L’idea di prendere Saw e di trasformarlo in un thriller alla Fincher con neanche tanto vaghi echi di buddy cop e quasi di commedia è sua, e suo è il personaggio intorno a cui ruotano tutti gli omicidi (ce ne sono un po’, come da tradizione, e un paio entrano di diritto nell’olimpo dei migliori della saga). Invece di concentrarsi sul killer, le sue motivazioni e le sue trappole, Spiral mette in soffitta l’aspetto survival di Saw per concentrarsi sul giallo, sull’intricata rete di corruzione, bugie e violenze che tiene in piedi il dipartimento di polizia, e sui legami che alcuni degli episodi più deprecabili hanno con Zeke, con suo padre Marcus (Samuel L. Jackson) e con il capitano Angie (Marisol Nichols).

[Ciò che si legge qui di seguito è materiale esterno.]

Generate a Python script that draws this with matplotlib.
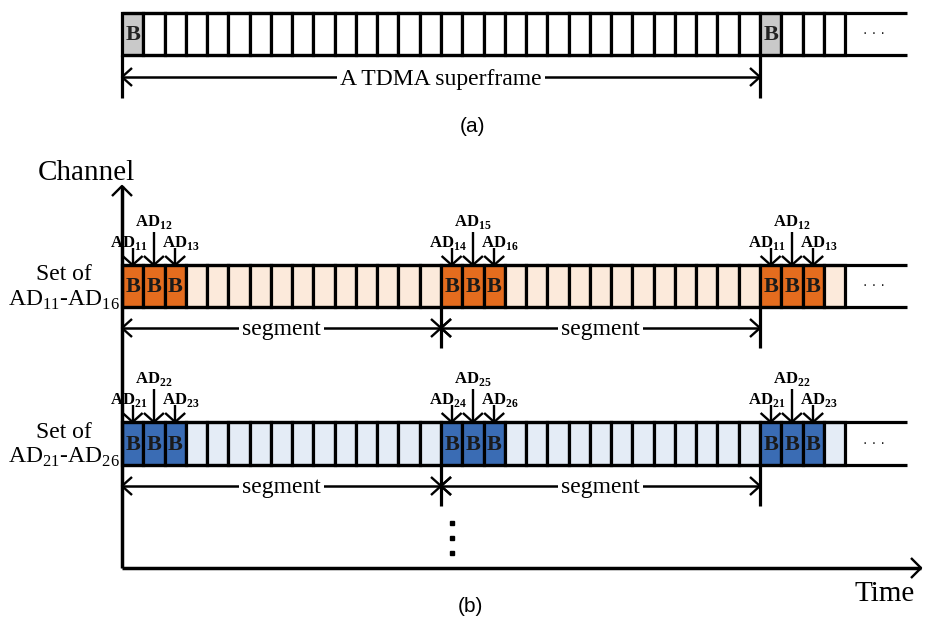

A fungere da sguardo esterno e avatar di chi guarda c’è l’immancabile detective giovane e inesperto che viene affiancato al burbero veterano: si chiama William ed è interpretato da un ottimo Max Minghella, che riesce a ritagliarsi il suo spazio a suon di silenzi e sguardi esasperati a fianco di un Chris Rock che recita tutto il film con il volume a undici. È proprio questo uno dei segreti di Spiral: la struttura più tradizionalmente thriller permette a Bousman di sperimentare con una varietà di toni e registri insoliti in una saga tipicamente monocromatica (letteralmente e metaforicamente) come quella di Saw. Non tutto funziona come dovrebbe, e soprattutto quando c’è da gestire più storyline contemporaneamente Spiral va un po’ in confusione e dà l’impressione che avrebbe giovato di una seconda passata in sala di montaggio. Ma in cambio riceviamo una spruzzata di colori insolita per Saw, e persino qualche momento comico, ed è tutto molto benvenuto.

E poi c’è la considerazione che, come tutti i thriller, Spiral si giudica soprattutto dal finale; e in questo senso mantiene tutte le promesse.